The song played a few minutes before when you fought two idiots with umbrellas as bosses, though. It steals a bit of its impact in this moment. However, The Deep still feels like an incredible moment in fear and exhilaration in Maximum Carnage. The bosses, the lights, and the music create this sense that you’re in trouble, but that you might pull through if you keep on fighting. It’s a bit of a shame they used the track before this moment. It would really shine if this was its first appearance.
Maximum Carnage doesn’t have a whole lot of music in it, but what’s there hits hard. It captures that wild energy that comes from being outnumbered in a fight.
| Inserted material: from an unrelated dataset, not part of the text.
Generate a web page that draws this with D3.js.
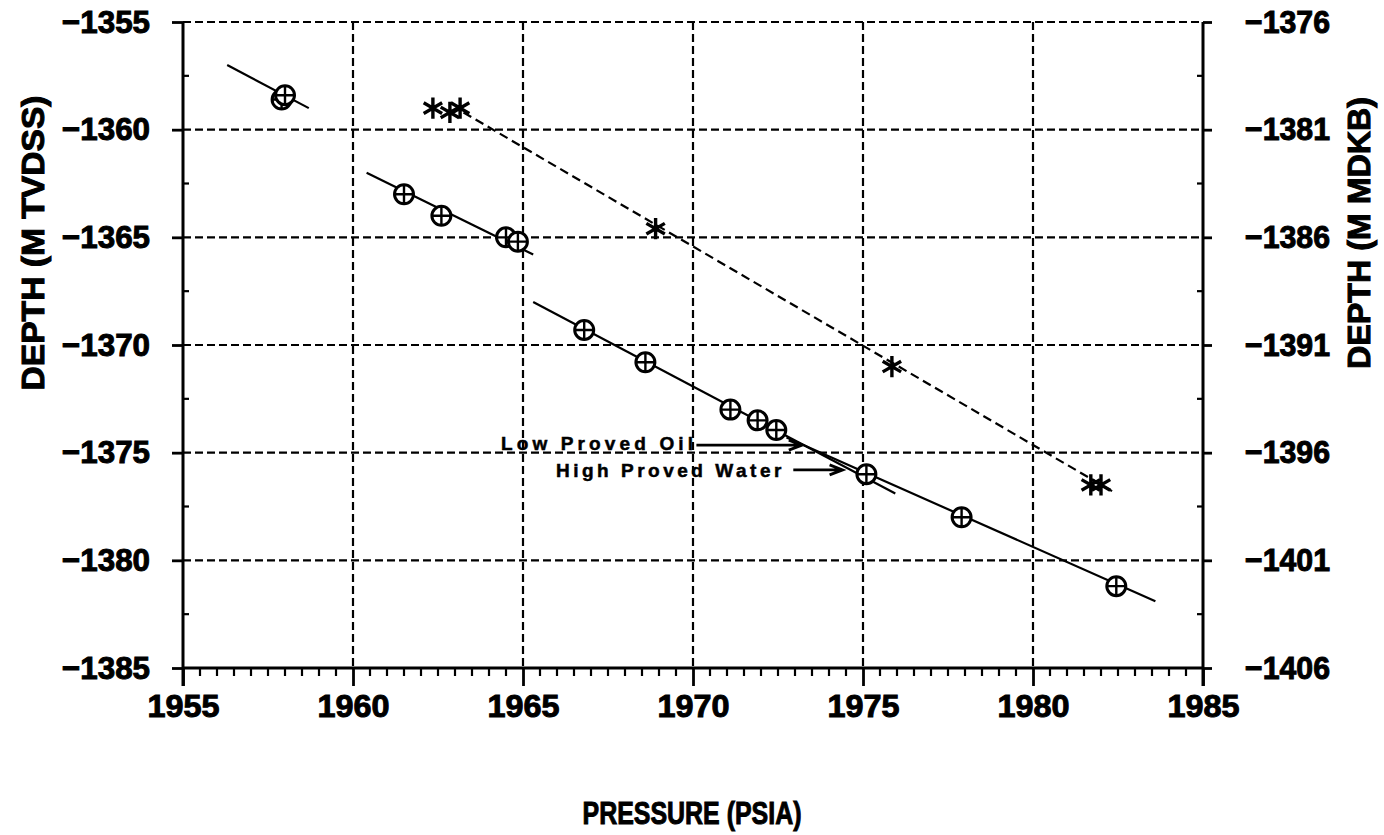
<!DOCTYPE html>
<html>
<head>
<meta charset="utf-8">
<script src="https://cdn.jsdelivr.net/npm/d3@7/dist/d3.min.js"></script>
<style>
  body { margin: 0; background: #fff; }
  svg { display: block; }
  .tick text, .title { font-family: "Liberation Sans", Arial, sans-serif; font-weight: bold; stroke: #000; stroke-width: 1px; }
  .note { font-family: "Liberation Sans", Arial, sans-serif; font-weight: bold; stroke: #000; stroke-width: 0.5px; }
</style>
</head>
<body>
<div id="chart"></div>
<script>
// pressure / depth readings (circles = measured points, stars = second well)
var circlePressure = [1957.9, 1958.0, 1961.5, 1962.6, 1964.5, 1964.85, 1966.8, 1968.6, 1971.1, 1971.9, 1972.45, 1975.1, 1977.9, 1982.45];
var circleDepth    = [-1358.6, -1358.4, -1363.0, -1364.0, -1365.0, -1365.2, -1369.3, -1370.8, -1373.0, -1373.5, -1373.95, -1376.0, -1378.0, -1381.2];
var starPressure   = [1962.35, 1962.85, 1963.15, 1968.9, 1975.85, 1981.7, 1982.0];
var starDepth      = [-1359.0, -1359.2, -1359.0, -1364.6, -1371.0, -1376.5, -1376.5];

// fitted gradient lines, as [pressure, depth] end points
var fitLines = [
    [[1956.3, -1357.0], [1958.7, -1359.0]],
    [[1960.4, -1362.0], [1965.3, -1365.8]],
    [[1965.3, -1368.0], [1975.95, -1376.9]],
    [[1972.75, -1374.3], [1983.6, -1381.9]]
];
var starLine = [[1963.25, -1359.2], [1982.45, -1376.9]];

var xTicks  = [1955, 1960, 1965, 1970, 1975, 1980, 1985];
var yTicks  = [-1355, -1360, -1365, -1370, -1375, -1380, -1385];
var y2Ticks = [-1376, -1381, -1386, -1391, -1396, -1401, -1406];
var notes   = ['Low Proved Oil', 'High Proved Water'];

var chart_width  = 1384;
var chart_height = 835;

var svg = d3.select('#chart')
    .append('svg')
    .attr('width', chart_width)
    .attr('height', chart_height);

var x_scale  = d3.scaleLinear().domain([1955, 1985]).range([183, 1203]);
var y_scale  = d3.scaleLinear().domain([-1355, -1385]).range([22, 668]);
var y2_scale = d3.scaleLinear().domain([-1376, -1406]).range([22, 668]);

// note: "top" is taken by window.top, so use other names
var xLeft = x_scale(1955), xRight = x_scale(1985), yTop = y_scale(-1355), yBottom = y_scale(-1385);

// dashed grid
svg.append('g').selectAll('line')
    .data(yTicks)
    .enter().append('line')
    .attr('x1', xLeft).attr('x2', xRight)
    .attr('y1', d => y_scale(d)).attr('y2', d => y_scale(d))
    .attr('stroke', '#000').attr('stroke-width', 2.2).attr('stroke-dasharray', '8,4');
svg.append('g').selectAll('line')
    .data(xTicks.slice(1, -1))
    .enter().append('line')
    .attr('x1', d => x_scale(d)).attr('x2', d => x_scale(d))
    .attr('y1', yTop).attr('y2', yBottom)
    .attr('stroke', '#000').attr('stroke-width', 2.2).attr('stroke-dasharray', '8,4');

// minor ticks (x every 0.5, y every 2.5)
var xMinor = d3.range(1955, 1985.01, 0.5).filter(d => d % 5 !== 0);
svg.append('g').selectAll('line')
    .data(xMinor)
    .enter().append('line')
    .attr('x1', d => x_scale(d)).attr('x2', d => x_scale(d))
    .attr('y1', yBottom).attr('y2', yBottom + 8)
    .attr('stroke', '#000').attr('stroke-width', 2.2);
var yMinor = d3.range(-1357.5, -1385, -5);
svg.append('g').selectAll('line')
    .data(yMinor)
    .enter().append('line')
    .attr('x1', xLeft).attr('x2', xLeft + 6)
    .attr('y1', d => y_scale(d)).attr('y2', d => y_scale(d))
    .attr('stroke', '#000').attr('stroke-width', 2.2);
svg.append('g').selectAll('line')
    .data(yMinor)
    .enter().append('line')
    .attr('x1', xRight).attr('x2', xRight - 6)
    .attr('y1', d => y_scale(d)).attr('y2', d => y_scale(d))
    .attr('stroke', '#000').attr('stroke-width', 2.2);

// axes
var minus = d => '\u2212' + Math.abs(d);
var xAxis = svg.append('g')
    .attr('transform', 'translate(0,' + yBottom + ')')
    .call(d3.axisBottom(x_scale).tickValues(xTicks).tickSize(18).tickPadding(8).tickFormat(d3.format('d')));
var yAxis = svg.append('g')
    .attr('transform', 'translate(' + xLeft + ',0)')
    .call(d3.axisLeft(y_scale).tickValues(yTicks).tickSize(11).tickPadding(22).tickFormat(minus));
var y2Axis = svg.append('g')
    .attr('transform', 'translate(' + xRight + ',0)')
    .call(d3.axisRight(y2_scale).tickValues(y2Ticks).tickSize(9).tickPadding(33).tickFormat(minus));

[xAxis, yAxis, y2Axis].forEach(function (a) {
    a.select('.domain').attr('stroke-width', 3).attr('stroke', '#000');
    a.selectAll('.tick line').attr('stroke-width', 2.8).attr('stroke', '#000');
    a.selectAll('.tick text').attr('font-size', 32).attr('fill', '#000')
        .attr('lengthAdjust', 'spacingAndGlyphs');
});
xAxis.selectAll('.tick text').attr('textLength', 72);
yAxis.selectAll('.tick text').attr('textLength', 88);
y2Axis.selectAll('.tick text').attr('textLength', 85);
xAxis.select('.domain').attr('d', 'M' + xLeft + ',0H' + xRight);
yAxis.select('.domain').attr('d', 'M0,' + yTop + 'V' + (yBottom + 18));
y2Axis.select('.domain').attr('d', 'M0,' + yTop + 'V' + (yBottom + 18));

// axis titles
svg.append('text').attr('class', 'title')
    .attr('transform', 'translate(44,243) rotate(-90)')
    .attr('text-anchor', 'middle').attr('font-size', 32)
    .attr('textLength', 295).attr('lengthAdjust', 'spacingAndGlyphs')
    .text('DEPTH (M TVDSS)');
svg.append('text').attr('class', 'title')
    .attr('transform', 'translate(1370,233) rotate(-90)')
    .attr('text-anchor', 'middle').attr('font-size', 32)
    .attr('textLength', 272).attr('lengthAdjust', 'spacingAndGlyphs')
    .text('DEPTH (M MDKB)');
svg.append('text').attr('class', 'title')
    .attr('x', 692).attr('y', 824)
    .attr('text-anchor', 'middle').attr('font-size', 32)
    .attr('textLength', 219).attr('lengthAdjust', 'spacingAndGlyphs')
    .text('PRESSURE (PSIA)');

// fit lines
var line = d3.line().x(d => x_scale(d[0])).y(d => y_scale(d[1]));
svg.append('g').selectAll('path')
    .data(fitLines)
    .enter().append('path')
    .attr('d', line)
    .attr('fill', 'none').attr('stroke', '#000').attr('stroke-width', 2.2);
svg.append('path')
    .attr('d', line(starLine))
    .attr('fill', 'none').attr('stroke', '#000').attr('stroke-width', 2.2)
    .attr('stroke-dasharray', '9,5');

// circle-plus markers
var circles = svg.append('g').selectAll('g')
    .data(circlePressure)
    .enter().append('g')
    .attr('transform', (d, i) => 'translate(' + x_scale(d) + ',' + y_scale(circleDepth[i]) + ')');
circles.append('circle').attr('r', 9.5)
    .attr('fill', '#fff').attr('stroke', '#000').attr('stroke-width', 3);
circles.append('path').attr('d', 'M-9.5,0H9.5M0,-9.5V9.5')
    .attr('stroke', '#000').attr('stroke-width', 2.4);

// star markers
svg.append('g').selectAll('path')
    .data(starPressure)
    .enter().append('path')
    .attr('transform', (d, i) => 'translate(' + x_scale(d) + ',' + y_scale(starDepth[i]) + ')')
    .attr('d', d3.symbol(d3.symbolAsterisk, 320))
    .attr('fill', 'none').attr('stroke', '#000').attr('stroke-width', 3.4);

// contact annotations
var noteX = [[1964.35, 1970.0], [1965.97, 1972.6]];
var noteY = [-1374.88, -1376.13];
var arrowX = [[1970.1, 1973.2], [1972.95, 1974.4]];
var arrowY = [-1374.65, -1375.8];
notes.forEach(function (t, i) {
    svg.append('text').attr('class', 'note')
        .attr('x', x_scale(noteX[i][0])).attr('y', y_scale(noteY[i]))
        .attr('font-size', 19)
        .attr('textLength', x_scale(noteX[i][1]) - x_scale(noteX[i][0]))
        .attr('lengthAdjust', 'spacing')
        .text(t);
    var x1 = x_scale(arrowX[i][0]), x2 = x_scale(arrowX[i][1]), yy = y_scale(arrowY[i]);
    svg.append('path')
        .attr('d', 'M' + x1 + ',' + yy + 'H' + x2 + 'M' + (x2 - 13) + ',' + (yy - 5) + 'L' + x2 + ',' + yy + 'L' + (x2 - 13) + ',' + (yy + 5))
        .attr('fill', 'none').attr('stroke', '#000').attr('stroke-width', 2.8);
});
</script>
</body>
</html>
The mixture of terror and adrenaline that the heroes would have been feeling as they faced these monstrosities. It was an impressive feat, not just to pull off on the consoles, but also in creating a kind of fear and unease within a pulse-pounding beat ’em up soundtrack. I’m not saying that creating fear in a frightening game is easy, but making the player feel a twinge of fright in a game where they beat up hundreds of people is pretty impressive.